Google," Weber says. "Using Google as a free search engine to sell books was much more lucrative than paying for advertising."

Nobody would argue that Internet advertising is anything but a robust market. In 2005, Internet advertising revenues rose to an estimated $12.5 billion, a 30 percent increase over the year before, according to the Interactive Advertising Bureau and PricewaterhouseCoopers. Forrester Research Inc. projects that by 2010, the Web ad market will reach $26 billion, or 8 percent of total ad expenditures. Meanwhile, shares in Google, the only pure-play online ad company, have posted one of the most lucrative post-IPO performances in decades; the stock's price-to-earnings ratio was a stratospheric 68 just 16 months after going public.
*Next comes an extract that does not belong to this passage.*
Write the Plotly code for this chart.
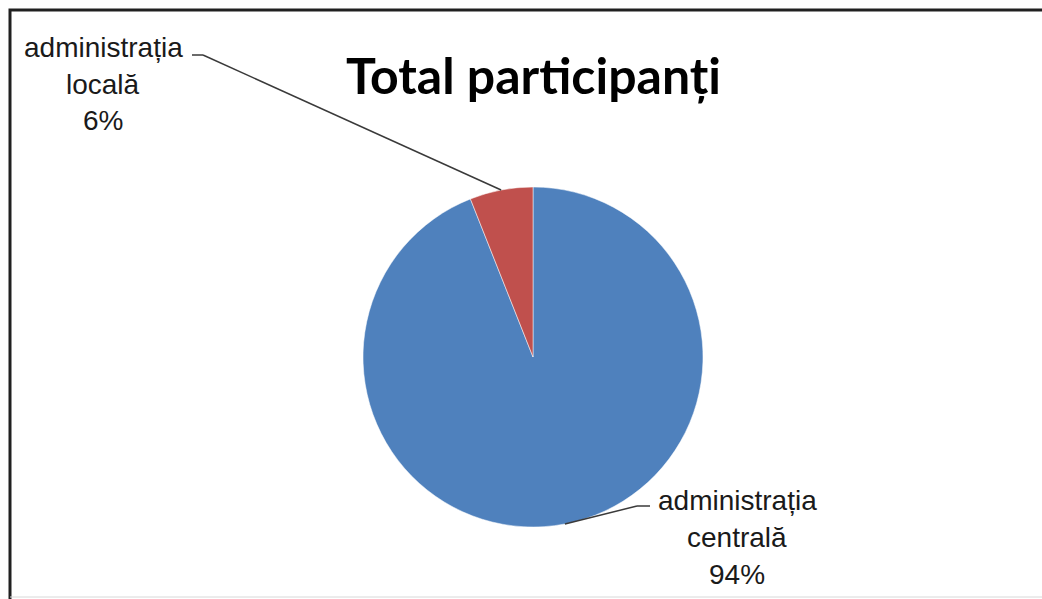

Yet, despite these results, Weber's experience reveals a dirty little secret about online advertising that many large and small companies have discovered—and that Google, Yahoo! Inc., Microsoft Corp. and any number of other online advertising outfits would prefer to keep under the radar: Response rates can still be disappointingly low. A typical search-engine ad will likely attract, at best, a mere 1 percent to 2 percent of Web surfers who see it, while the response rate for banner ads is well below that, and falling rapidly. And just a small fraction of the people who click through will actually make a purchase, according to Internet marketing experts. In other words, online advertising is about as efficient as a direct-mail campaign.

Of course, a direct-mail campaign would cost quite a bit more than keyword advertising. But the Internet was supposed to far outshine, not merely equal, traditional marketing approaches, thanks to its unique ability to target consumers based on their specific, immediate interests exposed during Web activity. That revolutionary relationship with potential customers, alone, was expected to make the Web the most lucrative marketing medium yet. Now, however, even Internet marketing partisans concede that new ways to deliver online messages and accurately identify potential customers—many of which are in development or just beginning to emerge—are desperately needed before advertisers can realize an acceptable payoff.

"We're just in the first inning of Web advertising," says Matt Moog, president and CEO of Q Interactive, a Chicago-based online ad agency that specializes in generating leads through discount coupons and promotions. "Web advertising has a long way to go before it reaches its potential and provides the sort of returns advertisers want. We have to get response rates well over 10 percent before Web marketers can claim that we're doing a good enough job."